Тартаковская замечает, что постсоветская версия несостоявшейся маскулинности связана не только с проблемами на рынке труда, но и с недостатком позитивных (я бы добавил – альтернативных) версий легитимного маскулинного сценария. Поскольку традиционные критерии того, что значит быть «настоящим мужиком», основательно подорваны советским и, в особенности, позднесоветским опытом, для многих мужчин главным (и единственным) оставшимся критерием мужественности служит отличие от женщин: «остаточная» маскулинность определяется скорее через отрицание, чем через наличие сущностно необходимых черт: мужчина – это не женщина.
Теоретически это очень интересный момент: российские «несостоявшиеся маскулинности» выглядят издержками той самой идеологии гегемонной маскулинности, которую описали американские исследователи.
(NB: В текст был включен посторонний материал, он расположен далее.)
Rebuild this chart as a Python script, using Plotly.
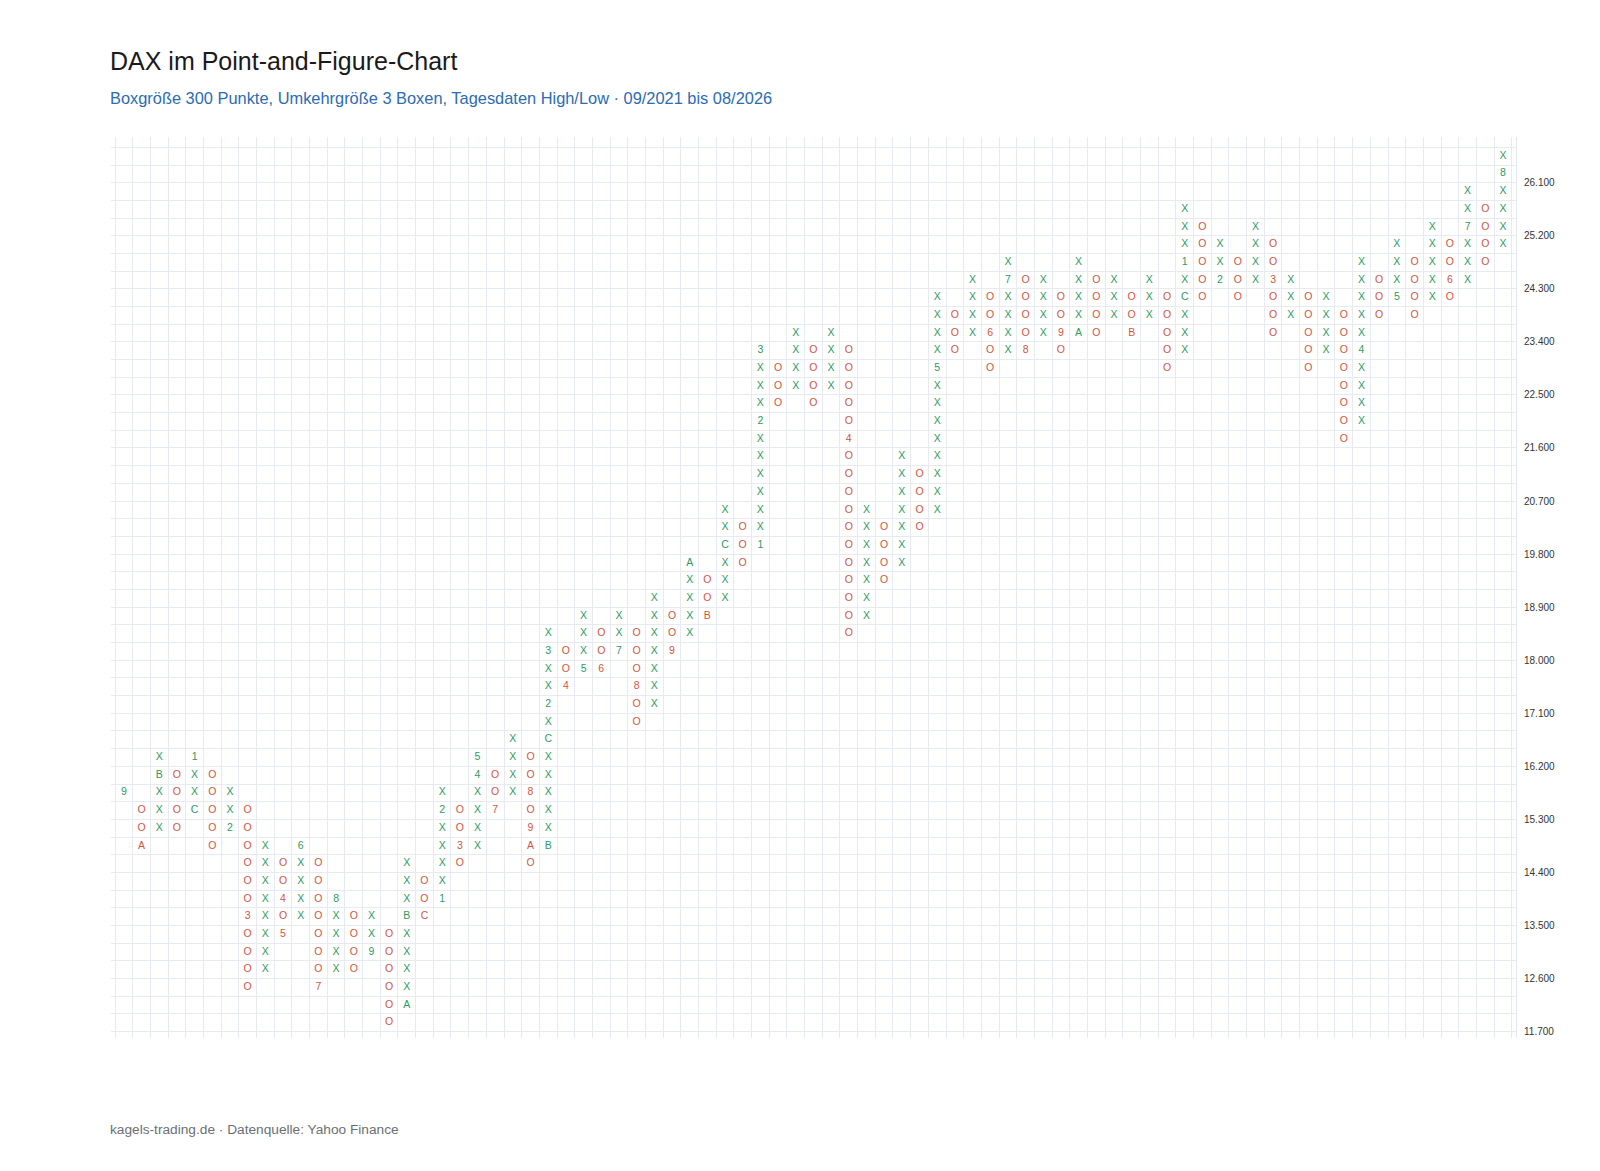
import plotly.graph_objects as go

# ---- data -------------------------------------------------------------
BOX_SIZE = 300
BASE_PRICE = 11700

# lower price of the first (bottom) box of every column
col_start = [
    15600, 14700, 15000, 15000, 15300, 14700, 15000, 12300, 12600, 13200,
    13500, 12300, 12600, 12600, 12900, 11700, 12000, 13500, 13800, 14400,
    14700, 15300, 15600, 14400, 14700, 17400, 17700, 17700, 18000, 16800,
    17100, 18000, 18300, 18600, 18900, 19500, 19800, 22200, 22500, 22200,
    22500, 18300, 18600, 19200, 19500, 20100, 20400, 23100, 23400, 22800,
    23100, 23100, 23400, 23100, 23400, 23400, 23700, 23400, 23700, 22800,
    23100, 24000, 24300, 24000, 24300, 23400, 23700, 22800, 23100, 21600,
    21900, 23700, 24000, 23700, 24000, 24000, 24300, 24600, 24900,
]

# boxes of every column from bottom to top (X / O, month codes 1-9, A-C)
col_boxes = [
    "9", "AOO", "XXXBX", "OOOO", "CXX1", "OOOOO", "2XX", "OOOO3OOOOOO",
    "XXXXXXXX", "5O4OO", "XXXX6", "7OOOOOOO", "XXXX8", "OOOO", "9XX",
    "OOOOOO", "AXXXXBXXX", "COO", "1XXXX2X", "O3OO", "XXXX45", "7OO",
    "XXXX", "OA9O8OO", "BXXXXXCX2XX3X", "4OO", "5XXX", "6OO", "7XX",
    "OO8OOO", "XXXXXXX", "9OO", "XXXXA", "BOO", "XXXCXX", "OOO",
    "1XXXXXX2XXX3", "OOO", "XXXX", "OOOO", "XXXX", "OOOOOOOOOOO4OOOOO",
    "XXXXXXX", "OOOO", "XXXXXXX", "OOOO", "XXXXXXXX5XXXX", "OOO", "XXXX",
    "OO6OO", "XXXX7X", "8OOOO", "XXXX", "O9OO", "AXXXX", "OOOO", "XXX",
    "BOO", "XXX", "OOOOO", "XXXCX1XXX", "OOOOO", "2XX", "OOO", "XXXX",
    "OOO3OO", "XXX", "OOOOO", "XXXX", "OOOOOOOO", "XXXX4XXXXX", "OOO",
    "5XXX", "OOOO", "XXXXX", "O6OO", "XXX7XX", "OOOO", "XXXX8X",
]

# column direction: X = rising, O = falling
col_type = ["X" if i % 2 == 0 else "O" for i in range(len(col_boxes))]

tick_values = [11700 + 900 * k for k in range(17)]

TITLE = "DAX im Point-and-Figure-Chart"
SUBTITLE = "Boxgröße 300 Punkte, Umkehrgröße 3 Boxen, Tagesdaten High/Low · 09/2021 bis 08/2026"
FOOTER = "kagels-trading.de · Datenquelle: Yahoo Finance"

# ---- build traces -------------------------------------------------------
GREEN = "#2e9a62"
RED = "#d4553f"
FONT = "Liberation Sans, Arial, Helvetica, sans-serif"

xs = {"X": [], "O": []}
ys = {"X": [], "O": []}
ts = {"X": [], "O": []}
for i, (start, boxes, kind) in enumerate(zip(col_start, col_boxes, col_type)):
    for j, ch in enumerate(boxes):
        xs[kind].append(i)
        ys[kind].append(start + j * BOX_SIZE + BOX_SIZE / 2)
        ts[kind].append(ch)

fig = go.Figure()
for kind, color in (("X", GREEN), ("O", RED)):
    fig.add_trace(go.Scatter(
        x=xs[kind], y=ys[kind], text=ts[kind], mode="text",
        textposition="middle center",
        textfont=dict(family=FONT, size=10.5, color=color),
        hoverinfo="skip", showlegend=False,
    ))

n_cols = len(col_boxes)
GRID = "#e7eaf0"

fig.update_layout(
    width=1592, height=1163,
    margin=dict(l=103, r=84, t=129, b=133),
    paper_bgcolor="white", plot_bgcolor="white",
    separators=",.",
    font=dict(family=FONT, color="#333333"),
    showlegend=False,
    xaxis=dict(
        range=[-0.73, n_cols - 0.26],
        tick0=-0.5, dtick=1,
        showgrid=True, gridcolor=GRID, gridwidth=1,
        showticklabels=False, ticks="", zeroline=False, showline=False,
        fixedrange=True,
    ),
    yaxis=dict(
        range=[BASE_PRICE - 108, BASE_PRICE + 50 * BOX_SIZE + 175],
        side="right",
        tickvals=tick_values, tickformat=",d",
        tickfont=dict(family=FONT, size=10, color="#333333"),
        showgrid=True, gridcolor=GRID, gridwidth=1,
        minor=dict(tick0=BASE_PRICE, dtick=BOX_SIZE, showgrid=True,
                   gridcolor=GRID, gridwidth=1),
        zeroline=False, showline=True, linecolor="#e3e7ee", linewidth=1,
        ticks="", ticklabelstandoff=5,
        fixedrange=True,
    ),
    annotations=[
        dict(text=TITLE, xref="paper", yref="paper", x=0, y=1.0844,
             xanchor="left", yanchor="middle", xshift=-3, showarrow=False,
             font=dict(family=FONT, size=25, color="#1a1a1a")),
        dict(text=SUBTITLE, xref="paper", yref="paper", x=0, y=1.0433,
             xanchor="left", yanchor="middle", xshift=-3, showarrow=False,
             font=dict(family=FONT, size=16.4, color="#2b6cb3")),
        dict(text=FOOTER, xref="paper", yref="paper", x=0, y=-0.1021,
             xanchor="left", yanchor="middle", xshift=-3, showarrow=False,
             font=dict(family=FONT, size=13.7, color="#6b6f75")),
    ],
)

fig.write_html("out.html")
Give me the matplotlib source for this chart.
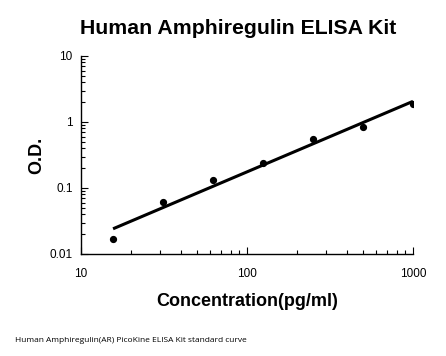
import numpy as np
import matplotlib
matplotlib.use("Agg")
import matplotlib.pyplot as plt
from matplotlib.ticker import LogLocator, NullFormatter

conc = [15.6, 31.25, 62.5, 125, 250, 500, 1000]
od = [0.0169, 0.0607, 0.132, 0.237, 0.552, 0.83, 1.85]
xticks = [10, 100, 1000]
xticklabels = ["10", "100", "1000"]
yticks = [0.01, 0.1, 1, 10]
yticklabels = ["0.01", "0.1", "1", "10"]

plt.rcParams['font.family'] = ['Liberation Sans', 'DejaVu Sans']

fig = plt.figure(figsize=(4.46, 3.56), dpi=100)
ax = fig.add_axes([81/446, 1-254/356, (413-81)/446, (254-56)/356])

# power fit
lx, ly = np.log10(conc), np.log10(od)
b, a = np.polyfit(lx, ly, 1)
xf = np.array([conc[0], conc[-1]])
yf = 10**(a + b*np.log10(xf))
ax.plot(xf, yf, color='black', lw=2.2, solid_capstyle='butt')
ax.plot(conc, od, 'o', color='black', ms=4.2)

ax.set_xscale('log')
ax.set_yscale('log')
ax.set_xlim(10, 1000)
ax.set_ylim(0.01, 10)
ax.set_xticks(xticks)
ax.set_xticklabels(xticklabels)
ax.set_yticks(yticks)
ax.set_yticklabels(yticklabels)
ax.xaxis.set_minor_locator(LogLocator(base=10, subs=np.arange(2, 10)))
ax.yaxis.set_minor_locator(LogLocator(base=10, subs=np.arange(2, 10)))
ax.xaxis.set_minor_formatter(NullFormatter())
ax.yaxis.set_minor_formatter(NullFormatter())
for s in ['top', 'right']:
    ax.spines[s].set_visible(False)
for s in ['left', 'bottom']:
    ax.spines[s].set_linewidth(1.0)
ax.tick_params(axis='both', which='both', direction='in', color='black', width=0.8)
ax.tick_params(axis='both', which='major', length=5, labelsize=8.5)
ax.tick_params(axis='both', which='minor', length=3)
ax.tick_params(axis='x', which='major', pad=10)
ax.tick_params(axis='y', which='major', pad=6)

fig.text(238/446, 1-28/356, "Human Amphiregulin ELISA Kit", ha='center', va='center',
         fontsize=15.3, fontweight='bold')
fig.text(247/446, 1-302/356, "Concentration(pg/ml)", ha='center', va='center',
         fontsize=13, fontweight='bold')
fig.text(37/446, 1-155/356, "O.D.", ha='center', va='center', rotation=90,
         fontsize=13, fontweight='bold')
fig.text(15/446, 1-340/356, "Human Amphiregulin(AR) PicoKine ELISA Kit standard curve",
         ha='left', va='center', fontsize=6, family=['Open Sans', 'DejaVu Sans'])

fig.savefig("out.png", dpi=100)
Это имеет и косвенное эмпирическое подтверждение. При сравнительном исследовании 108 американских студентов из Флориды и 397 студентов Ярославского государственного педагогического университета (средний возраст обеих групп 19,8 лет) с помощью теста MRNI (Levant et al., 2003) российские студенты показали значительно более высокие результаты по всем пяти шкалам MRNI и по шкале общего традиционализма. Американские юноши разделяют лишь два традиционных аспекта маскулинности («избегание женственности» и «самодостаточность»), а американские девушки не приняли ни одного ее компонента. Напротив, российские юноши принимают все пять измерений традиционной маскулинной идеологии, а русские женщины не приняли только традиционных установок относительно секса. Это значит, что российской молодежи, не говоря уже о старших поколениях, труднее дается усвоение либеральных и более подвижных представлений о маскулинности, что усиливает ценностный конфликт.
Кроме того, российские мужчины получают от своих женщин противоречивые сигналы, как им следует поступать: они должны одновременно и принимать, и отвергать традиционные мужские гендерные стереотипы, если же они от них отклоняются, их высмеивают и подвергают остракизму. Это противоречие сильнее всего проявляется в сфере сексуальности, особенно в оценке сексуального насилия (См.: Кон, 2005. С. 303).
Самоописания мужчин с «нереализованной маскулинностью» очень часто воспроизводят синдром, который психологи называют «выученной беспомощностью». Одна из социальных предпосылок выученной беспомощности – отсутствие демократии и реального опыта свободы индивидуального выбора, что всегда было характерно для России. Недаром многие исследователи русского национального характера писали о склонности россиян к фатализму, покорности судьбе и т. д. На психологическом языке это описывается также в терминах теории локуса контроля.